§ **What this task involves**:
Give the listing again exactly, omitting its images.

§ **Data segment**:
◆ ◆ ◆ ◆ ◆ ◆ ◆
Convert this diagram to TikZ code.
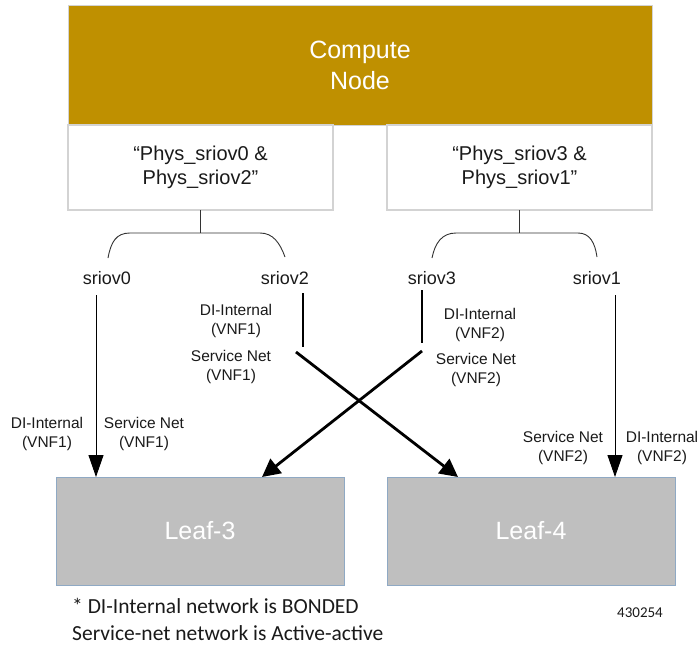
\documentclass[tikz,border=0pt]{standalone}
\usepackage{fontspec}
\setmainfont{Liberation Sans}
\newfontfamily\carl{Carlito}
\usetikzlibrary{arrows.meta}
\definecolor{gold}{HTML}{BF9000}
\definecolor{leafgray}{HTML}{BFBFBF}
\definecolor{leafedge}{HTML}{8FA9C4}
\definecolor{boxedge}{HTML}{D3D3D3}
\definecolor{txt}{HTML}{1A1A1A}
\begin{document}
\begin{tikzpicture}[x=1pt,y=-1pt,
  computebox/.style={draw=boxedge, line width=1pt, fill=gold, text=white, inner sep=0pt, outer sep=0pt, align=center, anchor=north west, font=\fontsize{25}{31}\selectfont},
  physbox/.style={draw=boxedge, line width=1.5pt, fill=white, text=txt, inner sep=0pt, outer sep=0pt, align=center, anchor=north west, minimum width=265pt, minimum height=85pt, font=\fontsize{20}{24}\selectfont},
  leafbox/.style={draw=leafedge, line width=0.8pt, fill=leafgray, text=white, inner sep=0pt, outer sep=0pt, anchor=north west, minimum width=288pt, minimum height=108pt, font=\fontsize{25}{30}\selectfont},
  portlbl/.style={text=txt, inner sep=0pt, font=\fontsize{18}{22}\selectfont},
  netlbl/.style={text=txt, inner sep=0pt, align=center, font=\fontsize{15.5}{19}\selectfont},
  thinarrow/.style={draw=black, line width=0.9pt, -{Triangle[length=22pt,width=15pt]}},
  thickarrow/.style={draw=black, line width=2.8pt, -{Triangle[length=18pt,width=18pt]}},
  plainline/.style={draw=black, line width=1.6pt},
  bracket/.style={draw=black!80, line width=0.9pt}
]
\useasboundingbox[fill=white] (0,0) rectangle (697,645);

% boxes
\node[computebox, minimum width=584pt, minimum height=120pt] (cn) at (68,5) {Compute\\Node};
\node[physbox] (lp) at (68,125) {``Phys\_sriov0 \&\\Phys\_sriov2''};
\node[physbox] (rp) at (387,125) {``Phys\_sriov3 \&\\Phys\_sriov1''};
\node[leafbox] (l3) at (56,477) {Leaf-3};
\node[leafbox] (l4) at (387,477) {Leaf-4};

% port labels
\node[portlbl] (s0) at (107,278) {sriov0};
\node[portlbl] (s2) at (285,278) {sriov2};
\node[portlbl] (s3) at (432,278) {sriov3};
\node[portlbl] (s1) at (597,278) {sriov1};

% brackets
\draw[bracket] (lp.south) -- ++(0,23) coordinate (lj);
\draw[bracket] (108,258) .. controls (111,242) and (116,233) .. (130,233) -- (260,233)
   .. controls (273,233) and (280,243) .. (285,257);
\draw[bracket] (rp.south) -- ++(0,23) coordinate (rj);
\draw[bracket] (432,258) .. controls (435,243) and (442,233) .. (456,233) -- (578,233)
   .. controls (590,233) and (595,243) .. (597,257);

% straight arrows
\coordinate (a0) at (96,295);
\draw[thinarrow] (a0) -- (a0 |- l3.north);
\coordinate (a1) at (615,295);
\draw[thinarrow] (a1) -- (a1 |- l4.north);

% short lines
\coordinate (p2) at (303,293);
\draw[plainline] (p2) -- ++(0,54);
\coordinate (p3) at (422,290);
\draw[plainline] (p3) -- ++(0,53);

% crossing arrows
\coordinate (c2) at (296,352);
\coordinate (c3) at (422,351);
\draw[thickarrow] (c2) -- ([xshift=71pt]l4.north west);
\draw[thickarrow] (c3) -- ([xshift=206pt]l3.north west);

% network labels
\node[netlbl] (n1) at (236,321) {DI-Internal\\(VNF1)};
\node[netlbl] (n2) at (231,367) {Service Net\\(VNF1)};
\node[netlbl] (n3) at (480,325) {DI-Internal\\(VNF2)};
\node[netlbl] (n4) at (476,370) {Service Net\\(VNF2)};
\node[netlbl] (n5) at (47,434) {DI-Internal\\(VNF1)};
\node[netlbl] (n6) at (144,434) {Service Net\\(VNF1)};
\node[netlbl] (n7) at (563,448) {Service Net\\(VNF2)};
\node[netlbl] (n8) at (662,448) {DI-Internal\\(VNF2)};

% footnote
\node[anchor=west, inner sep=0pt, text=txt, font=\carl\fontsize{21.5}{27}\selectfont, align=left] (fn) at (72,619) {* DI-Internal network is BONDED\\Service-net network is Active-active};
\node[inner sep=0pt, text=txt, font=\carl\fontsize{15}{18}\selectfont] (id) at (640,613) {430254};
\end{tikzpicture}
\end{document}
◆ ◆ ◆ ◆ ◆ ◆ ◆
§ **Full output**:
Convert this diagram to TikZ code.
\documentclass[tikz,border=0pt]{standalone}
\usepackage{fontspec}
\setmainfont{Liberation Sans}
\newfontfamily\carl{Carlito}
\usetikzlibrary{arrows.meta}
\definecolor{gold}{HTML}{BF9000}
\definecolor{leafgray}{HTML}{BFBFBF}
\definecolor{leafedge}{HTML}{8FA9C4}
\definecolor{boxedge}{HTML}{D3D3D3}
\definecolor{txt}{HTML}{1A1A1A}
\begin{document}
\begin{tikzpicture}[x=1pt,y=-1pt,
  computebox/.style={draw=boxedge, line width=1pt, fill=gold, text=white, inner sep=0pt, outer sep=0pt, align=center, anchor=north west, font=\fontsize{25}{31}\selectfont},
  physbox/.style={draw=boxedge, line width=1.5pt, fill=white, text=txt, inner sep=0pt, outer sep=0pt, align=center, anchor=north west, minimum width=265pt, minimum height=85pt, font=\fontsize{20}{24}\selectfont},
  leafbox/.style={draw=leafedge, line width=0.8pt, fill=leafgray, text=white, inner sep=0pt, outer sep=0pt, anchor=north west, minimum width=288pt, minimum height=108pt, font=\fontsize{25}{30}\selectfont},
  portlbl/.style={text=txt, inner sep=0pt, font=\fontsize{18}{22}\selectfont},
  netlbl/.style={text=txt, inner sep=0pt, align=center, font=\fontsize{15.5}{19}\selectfont},
  thinarrow/.style={draw=black, line width=0.9pt, -{Triangle[length=22pt,width=15pt]}},
  thickarrow/.style={draw=black, line width=2.8pt, -{Triangle[length=18pt,width=18pt]}},
  plainline/.style={draw=black, line width=1.6pt},
  bracket/.style={draw=black!80, line width=0.9pt}
]
\useasboundingbox[fill=white] (0,0) rectangle (697,645);

% boxes
\node[computebox, minimum width=584pt, minimum height=120pt] (cn) at (68,5) {Compute\\Node};
\node[physbox] (lp) at (68,125) {``Phys\_sriov0 \&\\Phys\_sriov2''};
\node[physbox] (rp) at (387,125) {``Phys\_sriov3 \&\\Phys\_sriov1''};
\node[leafbox] (l3) at (56,477) {Leaf-3};
\node[leafbox] (l4) at (387,477) {Leaf-4};

% port labels
\node[portlbl] (s0) at (107,278) {sriov0};
\node[portlbl] (s2) at (285,278) {sriov2};
\node[portlbl] (s3) at (432,278) {sriov3};
\node[portlbl] (s1) at (597,278) {sriov1};

% brackets
\draw[bracket] (lp.south) -- ++(0,23) coordinate (lj);
\draw[bracket] (108,258) .. controls (111,242) and (116,233) .. (130,233) -- (260,233)
   .. controls (273,233) and (280,243) .. (285,257);
\draw[bracket] (rp.south) -- ++(0,23) coordinate (rj);
\draw[bracket] (432,258) .. controls (435,243) and (442,233) .. (456,233) -- (578,233)
   .. controls (590,233) and (595,243) .. (597,257);

% straight arrows
\coordinate (a0) at (96,295);
\draw[thinarrow] (a0) -- (a0 |- l3.north);
\coordinate (a1) at (615,295);
\draw[thinarrow] (a1) -- (a1 |- l4.north);

% short lines
\coordinate (p2) at (303,293);
\draw[plainline] (p2) -- ++(0,54);
\coordinate (p3) at (422,290);
\draw[plainline] (p3) -- ++(0,53);

% crossing arrows
\coordinate (c2) at (296,352);
\coordinate (c3) at (422,351);
\draw[thickarrow] (c2) -- ([xshift=71pt]l4.north west);
\draw[thickarrow] (c3) -- ([xshift=206pt]l3.north west);

% network labels
\node[netlbl] (n1) at (236,321) {DI-Internal\\(VNF1)};
\node[netlbl] (n2) at (231,367) {Service Net\\(VNF1)};
\node[netlbl] (n3) at (480,325) {DI-Internal\\(VNF2)};
\node[netlbl] (n4) at (476,370) {Service Net\\(VNF2)};
\node[netlbl] (n5) at (47,434) {DI-Internal\\(VNF1)};
\node[netlbl] (n6) at (144,434) {Service Net\\(VNF1)};
\node[netlbl] (n7) at (563,448) {Service Net\\(VNF2)};
\node[netlbl] (n8) at (662,448) {DI-Internal\\(VNF2)};

% footnote
\node[anchor=west, inner sep=0pt, text=txt, font=\carl\fontsize{21.5}{27}\selectfont, align=left] (fn) at (72,619) {* DI-Internal network is BONDED\\Service-net network is Active-active};
\node[inner sep=0pt, text=txt, font=\carl\fontsize{15}{18}\selectfont] (id) at (640,613) {430254};
\end{tikzpicture}
\end{document}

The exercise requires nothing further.